» **Task requirements**:
Copy exactly the lines that run from the top of the listing to the line containing "from matplotlib import font_manager", both ends included, and omit the pictures.

━━━ Data

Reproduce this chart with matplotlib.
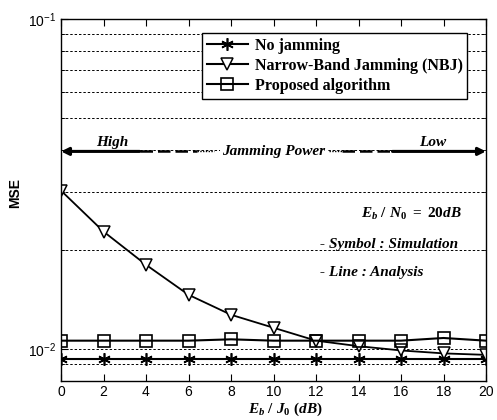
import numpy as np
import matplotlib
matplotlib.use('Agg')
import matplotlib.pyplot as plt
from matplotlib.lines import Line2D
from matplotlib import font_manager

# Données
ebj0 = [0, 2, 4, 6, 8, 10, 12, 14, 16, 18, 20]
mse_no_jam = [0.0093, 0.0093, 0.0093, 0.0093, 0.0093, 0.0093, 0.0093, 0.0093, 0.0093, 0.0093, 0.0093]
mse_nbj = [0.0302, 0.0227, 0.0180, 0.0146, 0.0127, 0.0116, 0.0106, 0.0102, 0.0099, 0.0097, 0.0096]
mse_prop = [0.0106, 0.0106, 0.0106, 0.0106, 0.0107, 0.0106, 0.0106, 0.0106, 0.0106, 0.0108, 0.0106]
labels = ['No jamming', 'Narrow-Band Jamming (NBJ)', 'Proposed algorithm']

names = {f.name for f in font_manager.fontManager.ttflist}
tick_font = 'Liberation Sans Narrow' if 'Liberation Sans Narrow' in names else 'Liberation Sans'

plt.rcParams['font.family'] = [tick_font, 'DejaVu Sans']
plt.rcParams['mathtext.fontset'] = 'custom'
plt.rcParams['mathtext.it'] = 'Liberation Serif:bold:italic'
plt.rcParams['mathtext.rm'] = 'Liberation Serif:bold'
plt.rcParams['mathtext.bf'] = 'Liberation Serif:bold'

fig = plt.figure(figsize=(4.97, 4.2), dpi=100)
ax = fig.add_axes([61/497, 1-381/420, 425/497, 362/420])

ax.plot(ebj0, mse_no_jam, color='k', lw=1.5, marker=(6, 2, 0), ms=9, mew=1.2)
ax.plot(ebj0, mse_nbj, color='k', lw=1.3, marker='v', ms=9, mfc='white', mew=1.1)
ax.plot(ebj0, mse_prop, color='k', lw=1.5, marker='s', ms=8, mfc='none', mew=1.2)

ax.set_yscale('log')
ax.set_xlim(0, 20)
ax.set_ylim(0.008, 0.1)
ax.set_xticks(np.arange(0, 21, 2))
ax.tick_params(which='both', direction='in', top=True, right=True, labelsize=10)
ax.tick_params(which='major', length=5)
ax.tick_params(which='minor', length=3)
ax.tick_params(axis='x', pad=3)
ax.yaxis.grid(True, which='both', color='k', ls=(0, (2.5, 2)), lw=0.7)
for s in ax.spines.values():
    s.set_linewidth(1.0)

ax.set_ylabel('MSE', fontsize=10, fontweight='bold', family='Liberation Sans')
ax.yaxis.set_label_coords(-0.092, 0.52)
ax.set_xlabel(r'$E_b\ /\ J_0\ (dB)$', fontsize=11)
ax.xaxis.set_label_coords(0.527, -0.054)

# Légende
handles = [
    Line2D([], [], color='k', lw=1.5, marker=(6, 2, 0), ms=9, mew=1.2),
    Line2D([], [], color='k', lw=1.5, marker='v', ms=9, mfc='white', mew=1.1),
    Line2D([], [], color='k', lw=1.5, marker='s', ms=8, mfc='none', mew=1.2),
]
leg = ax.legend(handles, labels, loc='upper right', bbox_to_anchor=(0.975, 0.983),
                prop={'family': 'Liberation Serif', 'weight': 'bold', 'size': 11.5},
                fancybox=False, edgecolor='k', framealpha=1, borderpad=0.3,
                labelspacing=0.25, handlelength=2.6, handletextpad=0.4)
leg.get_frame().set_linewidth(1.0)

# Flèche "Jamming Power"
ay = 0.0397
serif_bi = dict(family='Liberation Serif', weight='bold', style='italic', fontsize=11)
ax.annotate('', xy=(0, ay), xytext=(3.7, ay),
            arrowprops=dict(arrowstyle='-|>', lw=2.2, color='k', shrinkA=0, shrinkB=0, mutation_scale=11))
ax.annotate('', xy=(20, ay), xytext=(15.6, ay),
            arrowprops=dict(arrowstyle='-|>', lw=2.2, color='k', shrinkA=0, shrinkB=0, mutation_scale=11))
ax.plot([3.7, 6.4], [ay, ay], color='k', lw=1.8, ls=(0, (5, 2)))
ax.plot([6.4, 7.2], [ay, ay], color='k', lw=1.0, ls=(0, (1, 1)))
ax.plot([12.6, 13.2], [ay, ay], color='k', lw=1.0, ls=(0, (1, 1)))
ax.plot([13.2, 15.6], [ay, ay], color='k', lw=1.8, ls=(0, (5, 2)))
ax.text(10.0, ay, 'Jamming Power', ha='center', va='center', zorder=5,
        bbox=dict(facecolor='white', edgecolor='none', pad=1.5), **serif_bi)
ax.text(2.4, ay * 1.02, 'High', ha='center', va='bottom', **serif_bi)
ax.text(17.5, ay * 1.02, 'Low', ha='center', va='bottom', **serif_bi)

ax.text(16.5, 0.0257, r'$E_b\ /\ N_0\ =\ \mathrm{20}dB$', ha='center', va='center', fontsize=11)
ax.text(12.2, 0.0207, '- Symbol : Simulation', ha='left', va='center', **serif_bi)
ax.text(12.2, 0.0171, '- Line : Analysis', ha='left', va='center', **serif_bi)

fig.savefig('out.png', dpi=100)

━━━━━━

» **The reply**:
Reproduce this chart with matplotlib.
import numpy as np
import matplotlib
matplotlib.use('Agg')
import matplotlib.pyplot as plt
from matplotlib.lines import Line2D
from matplotlib import font_manager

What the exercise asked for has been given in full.